Rows from a dataset of charts and code
━━━━

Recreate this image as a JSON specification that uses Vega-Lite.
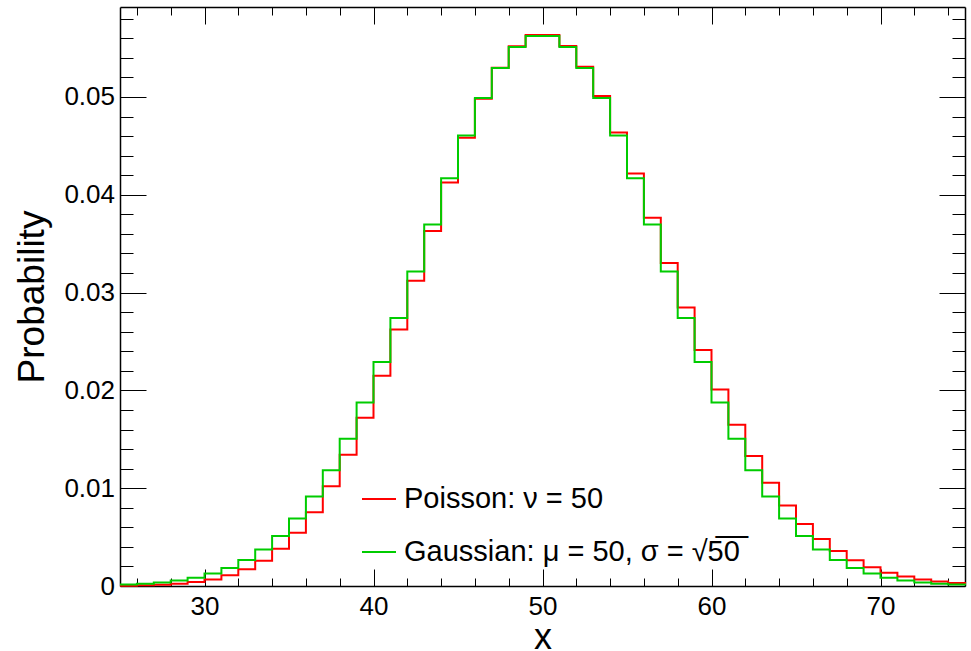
{
  "$schema": "https://vega.github.io/schema/vega-lite/v6.json",
  "width": 845,
  "height": 579,
  "autosize": {"type": "none"},
  "padding": {"left": 120, "top": 7, "right": 6, "bottom": 65},
  "background": "white",
  "config": {"view": {"stroke": null}, "font": "Liberation Sans"},
  "data": {
    "values": [
      {"x": 25, "poisson": 0.000037, "gauss": 0.000141},
      {"x": 26, "poisson": 0.0000711, "gauss": 0.000227},
      {"x": 27, "poisson": 0.000132, "gauss": 0.00036},
      {"x": 28, "poisson": 0.000236, "gauss": 0.000558},
      {"x": 29, "poisson": 0.000406, "gauss": 0.000849},
      {"x": 30, "poisson": 0.000677, "gauss": 0.001266},
      {"x": 31, "poisson": 0.001092, "gauss": 0.00185},
      {"x": 32, "poisson": 0.001707, "gauss": 0.00265},
      {"x": 33, "poisson": 0.002586, "gauss": 0.003721},
      {"x": 34, "poisson": 0.003803, "gauss": 0.005121},
      {"x": 35, "poisson": 0.005432, "gauss": 0.00691},
      {"x": 36, "poisson": 0.007545, "gauss": 0.009139},
      {"x": 37, "poisson": 0.010196, "gauss": 0.011847},
      {"x": 38, "poisson": 0.013416, "gauss": 0.015055},
      {"x": 39, "poisson": 0.0172, "gauss": 0.018753},
      {"x": 40, "poisson": 0.0215, "gauss": 0.022897},
      {"x": 41, "poisson": 0.02622, "gauss": 0.027403},
      {"x": 42, "poisson": 0.031214, "gauss": 0.03215},
      {"x": 43, "poisson": 0.036295, "gauss": 0.036972},
      {"x": 44, "poisson": 0.041244, "gauss": 0.041678},
      {"x": 45, "poisson": 0.045827, "gauss": 0.046054},
      {"x": 46, "poisson": 0.049812, "gauss": 0.049883},
      {"x": 47, "poisson": 0.052991, "gauss": 0.052962},
      {"x": 48, "poisson": 0.055199, "gauss": 0.05512},
      {"x": 49, "poisson": 0.056325, "gauss": 0.056231},
      {"x": 50, "poisson": 0.056325, "gauss": 0.056231},
      {"x": 51, "poisson": 0.055221, "gauss": 0.05512},
      {"x": 52, "poisson": 0.053097, "gauss": 0.052962},
      {"x": 53, "poisson": 0.050091, "gauss": 0.049883},
      {"x": 54, "poisson": 0.046381, "gauss": 0.046054},
      {"x": 55, "poisson": 0.042164, "gauss": 0.041678},
      {"x": 56, "poisson": 0.037646, "gauss": 0.036972},
      {"x": 57, "poisson": 0.033023, "gauss": 0.03215},
      {"x": 58, "poisson": 0.028468, "gauss": 0.027403},
      {"x": 59, "poisson": 0.024125, "gauss": 0.022897},
      {"x": 60, "poisson": 0.020104, "gauss": 0.018753},
      {"x": 61, "poisson": 0.016479, "gauss": 0.015055},
      {"x": 62, "poisson": 0.013289, "gauss": 0.011847},
      {"x": 63, "poisson": 0.010547, "gauss": 0.009139},
      {"x": 64, "poisson": 0.00824, "gauss": 0.00691},
      {"x": 65, "poisson": 0.006339, "gauss": 0.005121},
      {"x": 66, "poisson": 0.004802, "gauss": 0.003721},
      {"x": 67, "poisson": 0.003584, "gauss": 0.00265},
      {"x": 68, "poisson": 0.002635, "gauss": 0.00185},
      {"x": 69, "poisson": 0.00191, "gauss": 0.001266},
      {"x": 70, "poisson": 0.001364, "gauss": 0.000849},
      {"x": 71, "poisson": 0.000961, "gauss": 0.000558},
      {"x": 72, "poisson": 0.000667, "gauss": 0.00036},
      {"x": 73, "poisson": 0.000457, "gauss": 0.000227},
      {"x": 74, "poisson": 0.000309, "gauss": 0.000141},
      {"x": 75, "poisson": 0.000206, "gauss": 0.000085}
    ]
  },
  "layer": [
    {
      "mark": {"type": "line", "interpolate": "step-after", "strokeWidth": 2},
      "encoding": {
        "x": {
          "field": "x", "type": "quantitative",
          "scale": {"domain": [25, 75], "nice": false, "zero": false},
          "axis": {
            "orient": "bottom",
            "values": [26,28,30,32,34,36,38,40,42,44,46,48,50,52,54,56,58,60,62,64,66,68,70,72,74],
            "tickSize": {"condition": {"test": "datum.value % 10 === 0", "value": -17}, "value": -8},
            "tickColor": "black", "tickWidth": 1,
            "domain": true, "domainColor": "black", "domainWidth": 1.5,
            "grid": false,
            "labelExpr": "datum.value % 10 === 0 ? format(datum.value, 'd') : ''",
            "labelFont": "Liberation Sans", "labelFontSize": 26, "labelColor": "black",
            "labelPadding": 24.5, "labelOverlap": false, "labelFlush": false, "labelBound": false,
            "title": "x", "titleFont": "Liberation Sans", "titleFontSize": 36, "titleFontWeight": "normal", "titleColor": "black",
            "titleX": 422.5, "titleY": 62, "titleAlign": "center", "titleBaseline": "alphabetic"
          }
        },
        "y": {
          "field": "poisson", "type": "quantitative",
          "scale": {"domain": [0, 0.0592], "nice": false, "zero": true},
          "axis": {
            "orient": "left",
            "values": [0,0.002,0.004,0.006,0.008,0.01,0.012,0.014,0.016,0.018,0.02,0.022,0.024,0.026,0.028,0.03,0.032,0.034,0.036,0.038,0.04,0.042,0.044,0.046,0.048,0.05,0.052,0.054,0.056,0.058],
            "tickSize": {"condition": {"test": "abs(datum.value*100 - round(datum.value*100)) < 0.000001", "value": -26}, "value": -13},
            "tickColor": "black", "tickWidth": 1,
            "domain": true, "domainColor": "black", "domainWidth": 1.5,
            "grid": false,
            "labelExpr": "abs(datum.value*100 - round(datum.value*100)) < 0.000001 ? (datum.value == 0 ? '0' : format(datum.value, '.2f')) : ''",
            "labelFont": "Liberation Sans", "labelFontSize": 26, "labelColor": "black",
            "labelPadding": 31.5, "labelOverlap": false, "labelBound": false, "labelFlush": false,
            "title": "Probability", "titleFont": "Liberation Sans", "titleFontSize": 37, "titleFontWeight": "normal", "titleColor": "black",
            "titleX": -77, "titleY": 289.5, "titleAngle": -90, "titleAlign": "center", "titleBaseline": "alphabetic"
          }
        },
        "color": {
          "datum": "Poisson: ν = 50", "type": "nominal",
          "scale": {"domain": ["Poisson: ν = 50", "Gaussian: μ = 50, σ = √5̅0̅"], "range": ["#ff0000", "#00cc00"]},
          "legend": {
            "orient": "none", "legendX": 241, "legendY": 474, "title": null,
            "symbolType": "stroke", "symbolSize": 1156, "symbolStrokeWidth": 2,
            "labelFont": "Liberation Sans", "labelFontSize": 29, "labelColor": "black",
            "rowPadding": 20, "labelOffset": 7, "padding": 0, "symbolOffset": 0, "labelLimit": 0
          }
        }
      }
    },
    {
      "mark": {"type": "line", "interpolate": "step-after", "strokeWidth": 2},
      "encoding": {
        "x": {
          "field": "x", "type": "quantitative",
          "axis": {
            "orient": "top",
            "values": [26,28,30,32,34,36,38,40,42,44,46,48,50,52,54,56,58,60,62,64,66,68,70,72,74],
            "tickSize": {"condition": {"test": "datum.value % 10 === 0", "value": -17}, "value": -8},
            "tickColor": "black", "tickWidth": 1,
            "domain": true, "domainColor": "black", "domainWidth": 1.5,
            "grid": false, "labels": false, "title": null
          }
        },
        "y": {
          "field": "gauss", "type": "quantitative",
          "axis": {
            "orient": "right",
            "values": [0,0.002,0.004,0.006,0.008,0.01,0.012,0.014,0.016,0.018,0.02,0.022,0.024,0.026,0.028,0.03,0.032,0.034,0.036,0.038,0.04,0.042,0.044,0.046,0.048,0.05,0.052,0.054,0.056,0.058],
            "tickSize": {"condition": {"test": "abs(datum.value*100 - round(datum.value*100)) < 0.000001", "value": -26}, "value": -13},
            "tickColor": "black", "tickWidth": 1,
            "domain": true, "domainColor": "black", "domainWidth": 1.5,
            "grid": false, "labels": false, "title": null
          }
        },
        "color": {"datum": "Gaussian: μ = 50, σ = √5̅0̅", "type": "nominal"}
      }
    }
  ],
  "resolve": {"axis": {"x": "independent", "y": "independent"}}
}
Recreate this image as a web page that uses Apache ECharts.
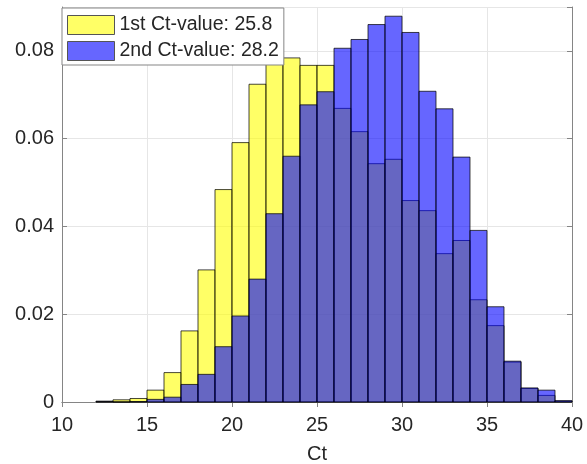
<!DOCTYPE html>
<html>
<head>
<meta charset="utf-8">
<script src="https://cdn.jsdelivr.net/npm/echarts@6/dist/echarts.min.js"></script>
<style>
  html, body { margin: 0; padding: 0; background: #fff; }
  #chart { width: 587px; height: 464px; }
</style>
</head>
<body>
<div id="chart"></div>
<script>
// Histogram bin edges: unit-wide bins from 12 to 40
var binStarts = [12, 13, 14, 15, 16, 17, 18, 19, 20, 21, 22, 23, 24, 25,
                 26, 27, 28, 29, 30, 31, 32, 33, 34, 35, 36, 37, 38, 39];

// Normalised counts (probability per bin)
var firstCt = [0.0002, 0.0005, 0.0008, 0.0027, 0.0067, 0.0162, 0.0301, 0.0484,
               0.0591, 0.0724, 0.0780, 0.0784, 0.0767, 0.0767, 0.0669, 0.0616,
               0.0543, 0.0553, 0.0459, 0.0436, 0.0338, 0.0368, 0.0233, 0.0174,
               0.0091, 0.0031, 0.0015, 0.0002];
var secondCt = [0.0001, 0.0000, 0.0001, 0.0006, 0.0011, 0.0040, 0.0063, 0.0126,
                0.0196, 0.0280, 0.0429, 0.0560, 0.0677, 0.0707, 0.0806, 0.0826,
                0.0860, 0.0879, 0.0842, 0.0708, 0.0668, 0.0558, 0.0391, 0.0217,
                0.0093, 0.0032, 0.0027, 0.0003];

var seriesNames = ['1st Ct-value: 25.8', '2nd Ct-value: 28.2'];
var xTicks = { min: 10, max: 40, step: 5 };
var yTicks = { min: 0, max: 0.09, step: 0.02 };
var xName = 'Ct';

var yellowFill = 'rgba(255,255,0,0.6)';
var blueFill = 'rgba(0,0,255,0.6)';
var edge = 'rgba(0,0,0,0.72)';
var textColor = '#262626';
var axisColor = '#858585';
var font = 'Liberation Sans, Arial, Helvetica, sans-serif';

function binData(values) {
  return binStarts.map(function (s, i) { return [s, s + 1, values[i]]; });
}

function makeRender(fill) {
  return function (params, api) {
    var x0 = api.value(0), x1 = api.value(1), y = api.value(2);
    var topLeft = api.coord([x0, y]);
    var bottomRight = api.coord([x1, 0]);
    return {
      type: 'rect',
      shape: {
        x: topLeft[0],
        y: topLeft[1],
        width: bottomRight[0] - topLeft[0],
        height: bottomRight[1] - topLeft[1]
      },
      style: { fill: fill, stroke: edge, lineWidth: 1 }
    };
  };
}

var chart = echarts.init(document.getElementById('chart'), null, { renderer: 'canvas' });

var boxAxis = {
  show: true,
  lineStyle: { color: axisColor, width: 1 }
};
var inwardTicks = {
  show: true,
  inside: true,
  length: 5,
  lineStyle: { color: axisColor, width: 1 }
};

chart.setOption({
  animation: false,
  backgroundColor: '#ffffff',
  grid: {
    left: 62, right: 15, top: 7, bottom: 62,
    containLabel: false,
    outerBoundsMode: 'none'
  },
  legend: {
    left: 62,
    top: 8,
    orient: 'vertical',
    itemWidth: 47,
    itemHeight: 19,
    itemGap: 6,
    padding: [7, 5, 4, 5],
    backgroundColor: '#ffffff',
    borderColor: axisColor,
    borderWidth: 1,
    borderRadius: 0,
    textStyle: { fontSize: 19.5, color: textColor, fontFamily: font },
    data: [
      { name: seriesNames[0], icon: 'rect',
        itemStyle: { color: 'rgb(255,255,102)', borderColor: '#555', borderWidth: 1 } },
      { name: seriesNames[1], icon: 'rect',
        itemStyle: { color: 'rgb(102,102,255)', borderColor: '#555', borderWidth: 1 } }
    ]
  },
  xAxis: [
    {
      type: 'value',
      position: 'bottom',
      min: xTicks.min, max: xTicks.max, interval: xTicks.step,
      name: xName,
      nameLocation: 'middle',
      nameGap: 42,
      nameTextStyle: { fontSize: 20, color: textColor, fontFamily: font },
      axisLine: boxAxis,
      axisTick: inwardTicks,
      axisLabel: { margin: 13, fontSize: 20, color: textColor, fontFamily: font },
      splitLine: { show: true, lineStyle: { color: '#e6e6e6', width: 1 } }
    },
    {
      type: 'value',
      position: 'top',
      min: xTicks.min, max: xTicks.max, interval: xTicks.step,
      axisLine: boxAxis,
      axisTick: inwardTicks,
      axisLabel: { show: false },
      splitLine: { show: false }
    }
  ],
  yAxis: [
    {
      type: 'value',
      position: 'left',
      min: yTicks.min, max: yTicks.max, interval: yTicks.step,
      axisLine: boxAxis,
      axisTick: inwardTicks,
      axisLabel: {
        margin: 8, fontSize: 20, color: textColor, fontFamily: font,
        showMaxLabel: false,
        formatter: function (v) { return v === 0 ? '0' : v.toFixed(2); }
      },
      splitLine: { show: true, lineStyle: { color: '#e6e6e6', width: 1 } }
    },
    {
      type: 'value',
      position: 'right',
      min: yTicks.min, max: yTicks.max, interval: yTicks.step,
      axisLine: boxAxis,
      axisTick: inwardTicks,
      axisLabel: { show: false },
      splitLine: { show: false }
    }
  ],
  series: [
    {
      name: seriesNames[0],
      type: 'custom',
      xAxisIndex: 0, yAxisIndex: 0,
      renderItem: makeRender(yellowFill),
      itemStyle: { color: 'rgb(255,255,102)' },
      encode: { x: [0, 1], y: 2 },
      data: binData(firstCt),
      z: 2
    },
    {
      name: seriesNames[1],
      type: 'custom',
      xAxisIndex: 0, yAxisIndex: 0,
      renderItem: makeRender(blueFill),
      itemStyle: { color: 'rgb(102,102,255)' },
      encode: { x: [0, 1], y: 2 },
      data: binData(secondCt),
      z: 3
    }
  ]
});
</script>
</body>
</html>
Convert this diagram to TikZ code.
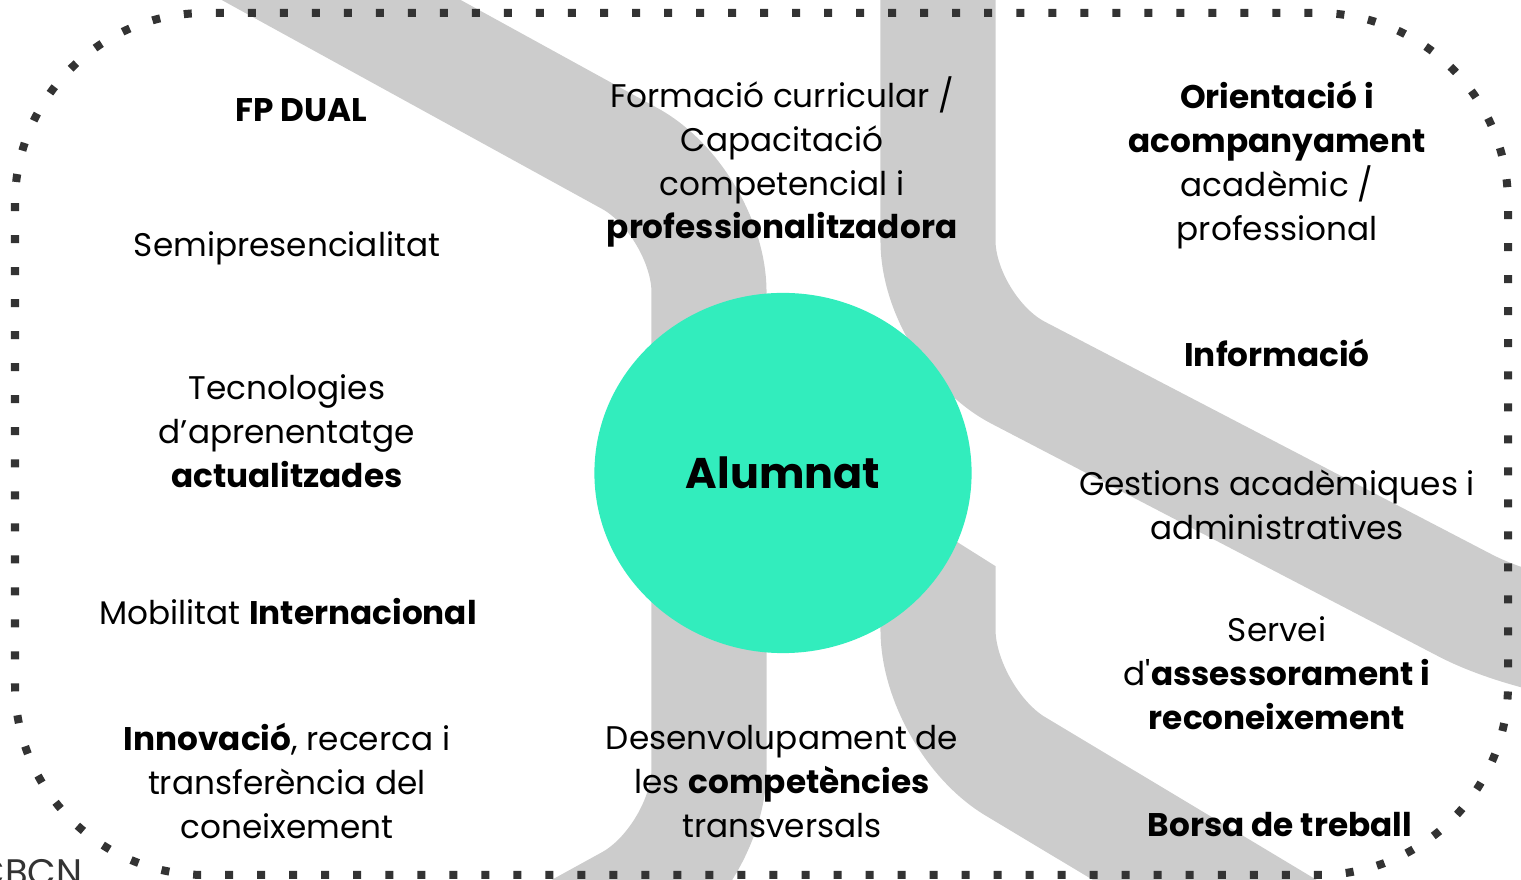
\documentclass[tikz,border=0pt]{standalone}
\usepackage{fontspec}
\setmainfont{Poppins}
\usetikzlibrary{shapes.geometric}
\definecolor{bandgray}{HTML}{CCCCCC}
\definecolor{mint}{HTML}{32EDBD}
\definecolor{dotgray}{HTML}{333333}
\tikzset{
  band/.style={draw=bandgray, line width=1.15cm, rounded corners=0.9cm},
  dotborder/.style={draw=dotgray, line width=0.08cm, dash pattern=on 0.08cm off 0.24cm, rounded corners=1.9cm},
  lbl/.style={align=center, inner sep=0pt, font=\fontsize{9.3}{12.5}\selectfont},
  hub/.style={ellipse, fill=mint, minimum width=3.77cm, minimum height=3.6cm, inner sep=0pt,
    font=\fontsize{12.2}{14}\selectfont\bfseries},
}
\begin{document}
\begin{tikzpicture}[x=0.01cm, y=-0.01cm, line join=round]
  \useasboundingbox (0,0) rectangle (1521,880);
  \clip (0,0) rectangle (1521,880);
  % grey bands behind everything
  \draw[band] (150,-105) -- (709,202) -- (709,859) -- (400,1029);
  \draw[band] (938,-60) -- (938,331) -- (1545,647) -- (1700,647);
  \begin{scope}
    \clip (700,380) -- (1600,947) -- (1600,1100) -- (700,1100) -- cycle;
    \draw[band] (938,420) -- (938,720) -- (1300,937);
  \end{scope}
  \draw[dotborder] (15,13) rectangle (1508,875);
  \node[hub] (alumnat) at (783,473) {Alumnat};
  % left column
  \node[lbl] (fpdual) at (301,110) {\textbf{FP DUAL}};
  \node[lbl] (semi) at (287,248) {Semipresencialitat};
  \node[lbl] (tecno) at (287,431) {Tecnologies\\d’aprenentatge\\\textbf{actualitzades}};
  \node[lbl] (mobil) at (288,612) {Mobilitat \textbf{Internacional}};
  \node[lbl] (innov) at (287,781) {\textbf{Innovació}, recerca i\\transferència del\\coneixement};
  % middle column
  \node[lbl] (formacio) at (782,162) {Formació curricular /\\Capacitació\\competencial i\\\textbf{professionalitzadora}};
  \node[lbl] (desenv) at (782,782) {Desenvolupament de\\les \textbf{competències}\\transversals};
  % right column
  \node[lbl] (orient) at (1277,165) {\textbf{Orientació i}\\\textbf{acompanyament}\\acadèmic /\\professional};
  \node[lbl] (info) at (1277,353) {\textbf{Informació}};
  \node[lbl] (gestions) at (1277,505) {Gestions acadèmiques i\\administratives};
  \node[lbl] (servei) at (1277,673) {Servei\\d\textquotesingle\textbf{assessorament i}\\\textbf{reconeixement}};
  \node[lbl] (borsa) at (1280,825) {\textbf{Borsa de treball}};
  \node[anchor=base west, inner sep=0pt, text=dotgray, font=\fontsize{10.5}{12}\selectfont] (cbcn) at (-24,886) {CBCN};
\end{tikzpicture}
\end{document}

━━━━

From the listing above, copy out each line where the word "this" appears.

Recreate this image as a JSON specification that uses Vega-Lite.
Recreate this image as a web page that uses Apache ECharts.
Convert this diagram to TikZ code.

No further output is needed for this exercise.